しかし、2020年春から世界中に広がった新型コロナウィルスが2年後の今も猛威を振るい、多くの人の命が失われたばかりか、雇用や生活に大きな打撃を引き起こす今日に視聴すると、ドラマの中で紹介された数々の「もしも」がリアルに迫ってきた。右派ポピュリズムの政治が広がり、伝染病が世界を席巻して失業者が大量に出るという3年前に想像されたディストピア像は、すでに現実になっている。
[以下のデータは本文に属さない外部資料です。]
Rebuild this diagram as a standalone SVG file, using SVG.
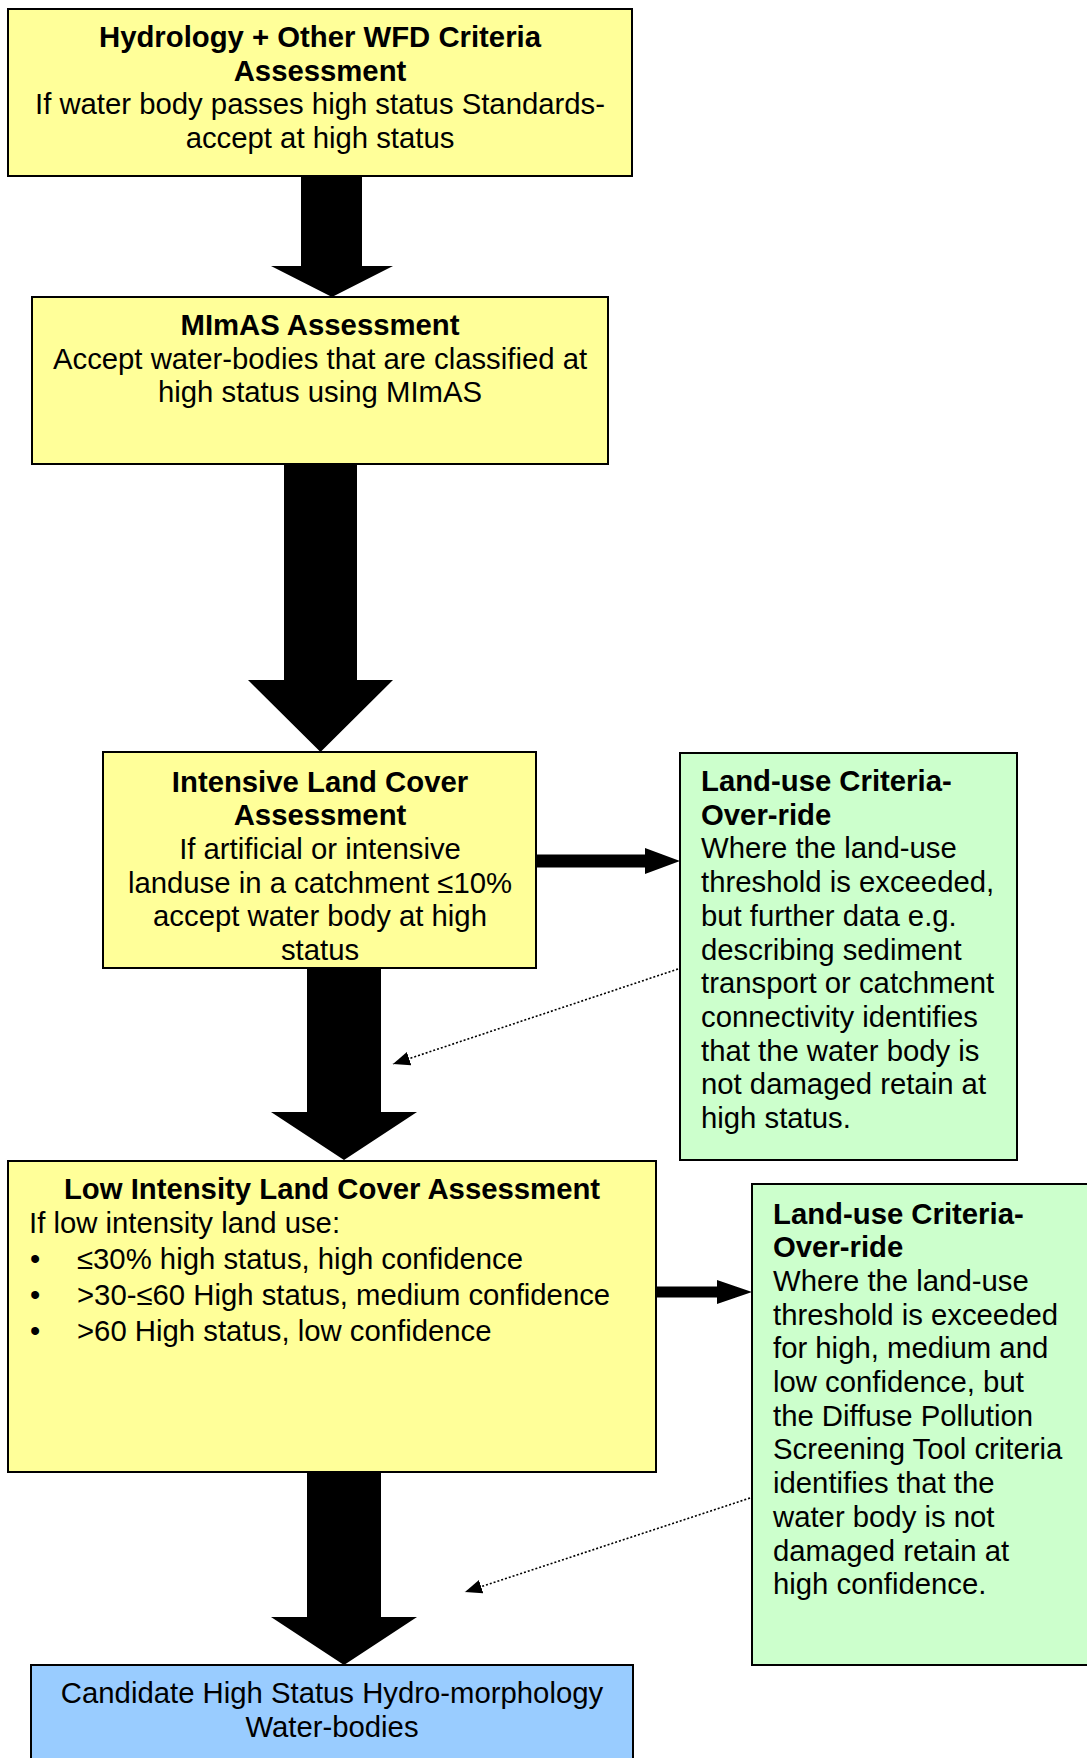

米ワシントンポスト紙はこのドラマを「2019年最高傑作の一つ」、英ガーディアン紙は「素晴らしい近未来ドラマ」と賞賛している。米中対決の場面で領土問題が取り上げられたことから、中国では放送禁止になったという。

2期目のトランプが核ミサイルを発射

英マンチェスターを舞台とした本作は、英国がEU(欧州連合)離脱に向かう2019年から34年までの15年間を、ある一般家庭の視点から描いたドラマだ。

マンチェスターといえば、大英帝国時代に産業革命を支えたことで知られているが、デイヴィス自身がマンチェスターに住み、この都市を深く愛しているという。ブルジョア層・インテリ層が住む「気取った」英南部に対し、地に足をつけた人が住む北部を代表する街だ。デイヴィスがドラマの舞台にこの地を選んだのも、「誰にでも起こり得る近未来」を描きたかったからに違いない。

ドラマの背景にあるのは、2016年の米大統領選挙でトランプ候補が大方の予想を裏切って当選したことへの大きな驚きと失望だ。米国第一主義を唱え、反移民感情を扇動し、女性や弱者に対する差別的発言をするような人物が世界最強の国のトップに選ばれるわけはない。多くの人がそう思ったはずだ。彼の大統領就任で、世界中が排他的・超保守的潮流に変わっていくのではないかという懸念が表出した。

このドラマの中では、第2期目を迎えたトランプ政権下に米中関係は極限に達する。大統領が「最後の手段」として核ミサイルを発射し、それを境に世界情勢は恐ろしい展開に加速していく。